▶ [REQUIRED WORK]: Repeat everything from the first line of the listing below through the line that contains "const yTicks = [0, 20, 40, 60, 80, 100];", exactly. Leave out pictures.

▶ [STORED DATA]:

[Start]

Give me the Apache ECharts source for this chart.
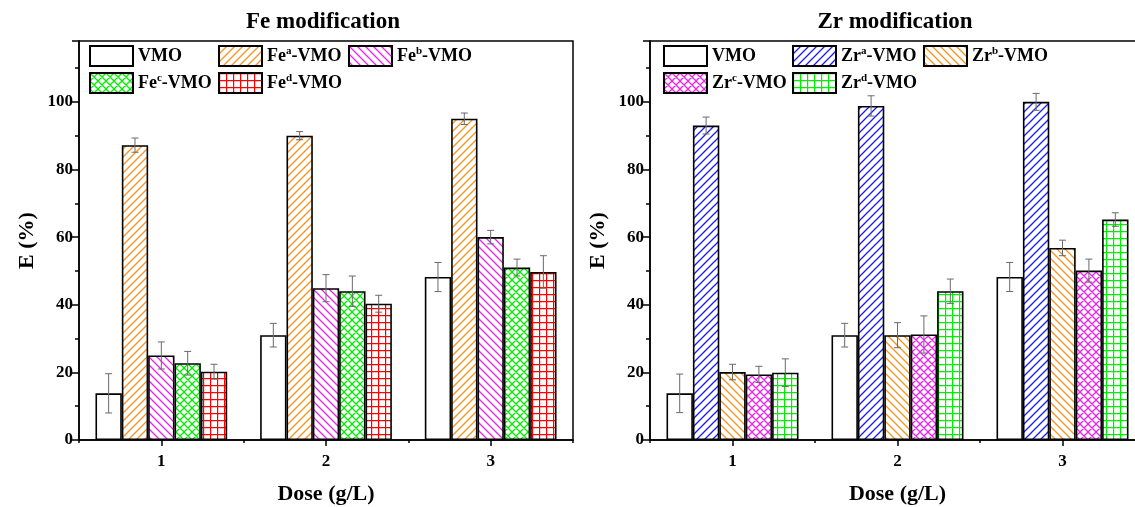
<!DOCTYPE html>
<html>
<head>
<meta charset="utf-8">
<script src="https://cdn.jsdelivr.net/npm/echarts@6/dist/echarts.min.js"></script>
<style>
  html, body { margin: 0; padding: 0; background: #fff; }
  #chart { width: 1135px; height: 507px; }
</style>
</head>
<body>
<div id="chart"></div>
<script>
// Dose categories (g/L)
const doses = ['1', '2', '3'];
const yTicks = [0, 20, 40, 60, 80, 100];

// Fe-modified adsorbents: removal efficiency E (%) and standard deviation
const feVMO = [13.8, 31.0, 48.2];
const feVMOErr = [5.8, 3.5, 4.3];
const feA = [87.2, 90.0, 95.0];
const feAErr = [2.1, 1.2, 1.7];
const feB = [25.0, 44.9, 60.0];
const feBErr = [4.0, 4.0, 2.0];
const feC = [22.7, 44.0, 51.0];
const feCErr = [3.5, 4.5, 2.5];
const feD = [20.2, 40.3, 49.7];
const feDErr = [2.2, 2.5, 4.8];

// Zr-modified adsorbents
const zrVMO = [13.8, 31.0, 48.2];
const zrVMOErr = [5.7, 3.5, 4.3];
const zrA = [93.0, 98.8, 100.0];
const zrAErr = [2.5, 3.0, 2.5];
const zrB = [20.1, 31.0, 56.8];
const zrBErr = [2.3, 3.7, 2.3];
const zrC = [19.4, 31.2, 50.1];
const zrCErr = [2.4, 5.5, 3.4];
const zrD = [19.9, 44.0, 65.2];
const zrDErr = [4.1, 3.6, 2.0];

const FONT = "'Liberation Serif', 'DejaVu Serif', serif";

// Hatch fills drawn on small canvas tiles
function hatch(kind, color) {
  const s = kind === 'grid' ? 7 : 8;
  const c = document.createElement('canvas');
  c.width = s; c.height = s;
  const g = c.getContext('2d');
  g.fillStyle = '#fff';
  g.fillRect(0, 0, s, s);
  g.strokeStyle = color;
  g.lineWidth = 1.3;
  g.beginPath();
  const fwd = () => {
    g.moveTo(-1, s + 1); g.lineTo(s + 1, -1);
    g.moveTo(-1, 1); g.lineTo(1, -1);
    g.moveTo(s - 1, s + 1); g.lineTo(s + 1, s - 1);
  };
  const back = () => {
    g.moveTo(-1, -1); g.lineTo(s + 1, s + 1);
    g.moveTo(s - 1, -1); g.lineTo(s + 1, 1);
    g.moveTo(-1, s - 1); g.lineTo(1, s + 1);
  };
  if (kind === 'fwd') fwd();
  if (kind === 'back') back();
  if (kind === 'cross') { fwd(); back(); }
  if (kind === 'grid') {
    g.lineWidth = 1.2;
    g.moveTo(0.6, 0); g.lineTo(0.6, s);
    g.moveTo(0, 0.6); g.lineTo(s, 0.6);
  }
  g.stroke();
  return { image: c, repeat: 'repeat' };
}

const ORANGE = '#F7931E', MAGENTA = '#F020F0', GREEN = '#00EE00', RED = '#FF0000', BLUE = '#1A1AFF';

// Series keys -> legend labels (rich text with superscripts)
const labels = {
  'VMO (Fe)': '{t|VMO}',
  'Fe-a': '{t|Fe}{s|a}{t|-VMO}',
  'Fe-b': '{t|Fe}{s|b}{t|-VMO}',
  'Fe-c': '{t|Fe}{s|c}{t|-VMO}',
  'Fe-d': '{t|Fe}{s|d}{t|-VMO}',
  'VMO (Zr)': '{t|VMO}',
  'Zr-a': '{t|Zr}{s|a}{t|-VMO}',
  'Zr-b': '{t|Zr}{s|b}{t|-VMO}',
  'Zr-c': '{t|Zr}{s|c}{t|-VMO}',
  'Zr-d': '{t|Zr}{s|d}{t|-VMO}'
};

const panels = [
  {
    sets: [
      ['VMO (Fe)', feVMO, feVMOErr, '#fff'],
      ['Fe-a', feA, feAErr, hatch('fwd', ORANGE)],
      ['Fe-b', feB, feBErr, hatch('back', MAGENTA)],
      ['Fe-c', feC, feCErr, hatch('cross', GREEN)],
      ['Fe-d', feD, feDErr, hatch('grid', RED)]
    ]
  },
  {
    sets: [
      ['VMO (Zr)', zrVMO, zrVMOErr, '#fff'],
      ['Zr-a', zrA, zrAErr, hatch('fwd', BLUE)],
      ['Zr-b', zrB, zrBErr, hatch('back', ORANGE)],
      ['Zr-c', zrC, zrCErr, hatch('cross', MAGENTA)],
      ['Zr-d', zrD, zrDErr, hatch('grid', GREEN)]
    ]
  }
];

const series = [];
panels.forEach((p, pi) => {
  const errItems = [];
  p.sets.forEach(([name, vals, errs, fill], slot) => {
    series.push({
      type: 'bar',
      name: name,
      data: vals,
      xAxisIndex: pi,
      yAxisIndex: pi,
      barGap: '0%',
      barCategoryGap: '20%',
      itemStyle: { color: fill, borderColor: '#000', borderWidth: 1.6 },
      emphasis: { disabled: true },
      animation: false
    });
    vals.forEach((v, ci) => errItems.push([ci, slot, v, errs[ci]]));
  });
  // Error bars centred on each bar
  series.push({
    type: 'custom',
    xAxisIndex: pi,
    yAxisIndex: pi,
    data: errItems,
    encode: { x: 0, y: 2 },
    z: 10,
    silent: true,
    animation: false,
    renderItem: function (params, api) {
      const ci = api.value(0), slot = api.value(1), v = api.value(2), e = api.value(3);
      const catW = api.size([1, 0])[0];
      const bw = catW * 0.8 / 5;
      const cx = api.coord([ci, v])[0] + (slot - 2) * bw;
      const yt = api.coord([ci, v + e])[1];
      const yb = api.coord([ci, v - e])[1];
      const cap = 3.5;
      const st = { stroke: '#6a6a6a', lineWidth: 1 };
      return {
        type: 'group',
        children: [
          { type: 'line', shape: { x1: cx, y1: yt, x2: cx, y2: yb }, style: st },
          { type: 'line', shape: { x1: cx - cap, y1: yt, x2: cx + cap, y2: yt }, style: st },
          { type: 'line', shape: { x1: cx - cap, y1: yb, x2: cx + cap, y2: yb }, style: st }
        ]
      };
    }
  });
});

const grids = [
  { left: 79, top: 41, width: 494, height: 399 },
  { left: 650, top: 41, width: 495, height: 399 }
];

function valueAxis(gi) {
  return {
    type: 'value',
    gridIndex: gi,
    min: 0,
    max: 118,
    interval: 20,
    name: 'E (%)',
    nameLocation: 'middle',
    nameGap: 41,
    nameTextStyle: { fontFamily: FONT, fontWeight: 'bold', fontSize: 22, color: '#000' },
    axisLine: { show: true, lineStyle: { color: '#000', width: 1.5 } },
    axisTick: { show: true, inside: false, length: 7, lineStyle: { color: '#000', width: 1.5 } },
    minorTick: { show: true, splitNumber: 2, length: 4, lineStyle: { color: '#000', width: 1.5 } },
    splitLine: { show: false },
    axisLabel: {
      fontFamily: FONT, fontWeight: 'bold', fontSize: 17, color: '#000', margin: 6,
      formatter: v => (yTicks.indexOf(v) >= 0 ? String(v) : '')
    }
  };
}

function catAxis(gi) {
  return {
    type: 'category',
    gridIndex: gi,
    data: doses,
    name: 'Dose (g/L)',
    nameLocation: 'middle',
    nameGap: 43,
    nameTextStyle: { fontFamily: FONT, fontWeight: 'bold', fontSize: 22, color: '#000' },
    axisLine: { show: true, lineStyle: { color: '#000', width: 1.5 } },
    axisTick: { show: true, alignWithLabel: true, interval: 0, length: 6, lineStyle: { color: '#000', width: 1.5 } },
    axisLabel: { fontFamily: FONT, fontWeight: 'bold', fontSize: 17, color: '#000', margin: 13 }
  };
}

// Short ticks on the category boundaries
function boundaryAxis(gi) {
  return {
    type: 'category',
    gridIndex: gi,
    data: doses,
    position: 'bottom',
    axisLine: { show: false },
    axisTick: { show: true, alignWithLabel: false, interval: 0, length: 3, lineStyle: { color: '#000', width: 1.5 } },
    axisLabel: { show: false }
  };
}

const legendText = {
  rich: {
    t: { fontFamily: FONT, fontWeight: 'bold', fontSize: 18, lineHeight: 20, color: '#000' },
    s: { fontFamily: FONT, fontWeight: 'bold', fontSize: 11, lineHeight: 10, color: '#000', verticalAlign: 'top' }
  }
};

function legendItem(name, left, top) {
  return {
    data: [name],
    left: left,
    top: top,
    icon: 'rect',
    itemWidth: 43,
    itemHeight: 20,
    itemGap: 0,
    padding: 0,
    selectedMode: false,
    itemStyle: { borderColor: '#000', borderWidth: 2 },
    textStyle: legendText,
    formatter: n => labels[n]
  };
}

const option = {
  backgroundColor: '#fff',
  animation: false,
  title: [
    { text: 'Fe modification', left: 318, top: 6, textAlign: 'center',
      textStyle: { fontFamily: FONT, fontWeight: 'bold', fontSize: 23, color: '#000' } },
    { text: 'Zr modification', left: 890, top: 6, textAlign: 'center',
      textStyle: { fontFamily: FONT, fontWeight: 'bold', fontSize: 23, color: '#000' } }
  ],
  grid: grids.map(g => Object.assign({
    show: true, borderColor: '#000', borderWidth: 1.5, backgroundColor: 'transparent',
    outerBoundsMode: 'none', containLabel: false
  }, g)),
  xAxis: [catAxis(0), catAxis(1), boundaryAxis(0), boundaryAxis(1)],
  yAxis: [valueAxis(0), valueAxis(1)],
  legend: [
    legendItem('VMO (Fe)', 89, 45),
    legendItem('Fe-a', 218, 45),
    legendItem('Fe-b', 348, 45),
    legendItem('Fe-c', 89, 72),
    legendItem('Fe-d', 218, 72),
    legendItem('VMO (Zr)', 663, 45),
    legendItem('Zr-a', 792, 45),
    legendItem('Zr-b', 923, 45),
    legendItem('Zr-c', 663, 72),
    legendItem('Zr-d', 792, 72)
  ],
  series: series
};

const chart = echarts.init(document.getElementById('chart'), null, { renderer: 'canvas' });
chart.setOption(option);
</script>
</body>
</html>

[End]

▶ [OUTPUT]:
Give me the Apache ECharts source for this chart.
<!DOCTYPE html>
<html>
<head>
<meta charset="utf-8">
<script src="https://cdn.jsdelivr.net/npm/echarts@6/dist/echarts.min.js"></script>
<style>
  html, body { margin: 0; padding: 0; background: #fff; }
  #chart { width: 1135px; height: 507px; }
</style>
</head>
<body>
<div id="chart"></div>
<script>
// Dose categories (g/L)
const doses = ['1', '2', '3'];
const yTicks = [0, 20, 40, 60, 80, 100];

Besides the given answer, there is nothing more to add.